◆ **WHAT YOU NEED TO DO**
Retype each line exactly. Skip images.

***** DATASET EXTRACT *****

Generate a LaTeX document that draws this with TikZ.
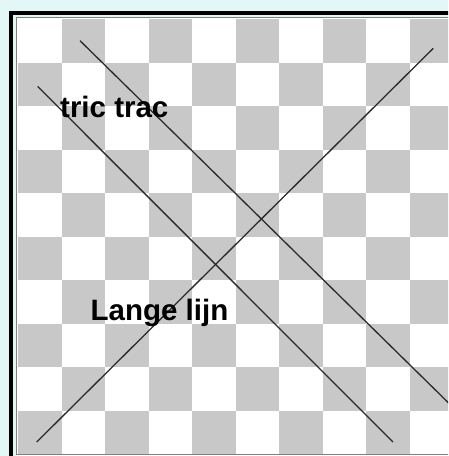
\documentclass[tikz,border=0pt]{standalone}
\usepackage{fontspec}
\setmainfont{Liberation Sans}
\definecolor{bgcyan}{HTML}{E4F7F7}
\definecolor{cellgray}{HTML}{C8C8C8}
\definecolor{linegray}{HTML}{2A2A2A}
\begin{document}
\begin{tikzpicture}[x=1pt,y=-1pt,
  stroke/.style={draw=linegray,line width=1.3pt},
  label/.style={font=\fontsize{29.5}{31}\selectfont\bfseries,inner sep=0pt,anchor=base west,text=black}]
\useasboundingbox (0,0) rectangle (448,456);
\clip (0,0) rectangle (448,456);
\fill[bgcyan] (0,0) rectangle (448,456);
% board
\fill[white] (17,18) rectangle (460,470);
\foreach \i in {0,...,9}{
  \foreach \j in {0,...,9}{
    \pgfmathtruncatemacro{\cellpar}{mod(\i+\j,2)}
    \ifnum\cellpar=1
      \fill[cellgray] ({18+43.5*\i},{19+43.5*\j}) rectangle ({18+43.5*(\i+1)},{19+43.5*(\j+1)});
    \fi
  }
}
% frames
\draw[black,line width=4pt] (11,13) rectangle (470,480);
\draw[gray,line width=1pt] (16.5,17.5) rectangle (470,454);
% lines
\coordinate (a1) at (37.7,86.5);
\coordinate (a2) at (393,442);
\coordinate (b1) at (80,40.7);
\coordinate (b2) at (470,424);
\coordinate (c1) at (36.7,442);
\coordinate (c2) at (433.3,48.3);
\draw[stroke] (a1) -- (a2);
\draw[stroke] (b1) -- (b2);
\draw[stroke] (c1) -- (c2);
% texts
\node[label] (t1) at (60,117) {tric trac};
\node[label] (t2) at (90.5,320) {Lange lijn};
\end{tikzpicture}
\end{document}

*****

◆ **THE RESULT**
Generate a LaTeX document that draws this with TikZ.
\documentclass[tikz,border=0pt]{standalone}
\usepackage{fontspec}
\setmainfont{Liberation Sans}
\definecolor{bgcyan}{HTML}{E4F7F7}
\definecolor{cellgray}{HTML}{C8C8C8}
\definecolor{linegray}{HTML}{2A2A2A}
\begin{document}
\begin{tikzpicture}[x=1pt,y=-1pt,
  stroke/.style={draw=linegray,line width=1.3pt},
  label/.style={font=\fontsize{29.5}{31}\selectfont\bfseries,inner sep=0pt,anchor=base west,text=black}]
\useasboundingbox (0,0) rectangle (448,456);
\clip (0,0) rectangle (448,456);
\fill[bgcyan] (0,0) rectangle (448,456);
% board
\fill[white] (17,18) rectangle (460,470);
\foreach \i in {0,...,9}{
  \foreach \j in {0,...,9}{
    \pgfmathtruncatemacro{\cellpar}{mod(\i+\j,2)}
    \ifnum\cellpar=1
      \fill[cellgray] ({18+43.5*\i},{19+43.5*\j}) rectangle ({18+43.5*(\i+1)},{19+43.5*(\j+1)});
    \fi
  }
}
% frames
\draw[black,line width=4pt] (11,13) rectangle (470,480);
\draw[gray,line width=1pt] (16.5,17.5) rectangle (470,454);
% lines
\coordinate (a1) at (37.7,86.5);
\coordinate (a2) at (393,442);
\coordinate (b1) at (80,40.7);
\coordinate (b2) at (470,424);
\coordinate (c1) at (36.7,442);
\coordinate (c2) at (433.3,48.3);
\draw[stroke] (a1) -- (a2);
\draw[stroke] (b1) -- (b2);
\draw[stroke] (c1) -- (c2);
% texts
\node[label] (t1) at (60,117) {tric trac};
\node[label] (t2) at (90.5,320) {Lange lijn};
\end{tikzpicture}
\end{document}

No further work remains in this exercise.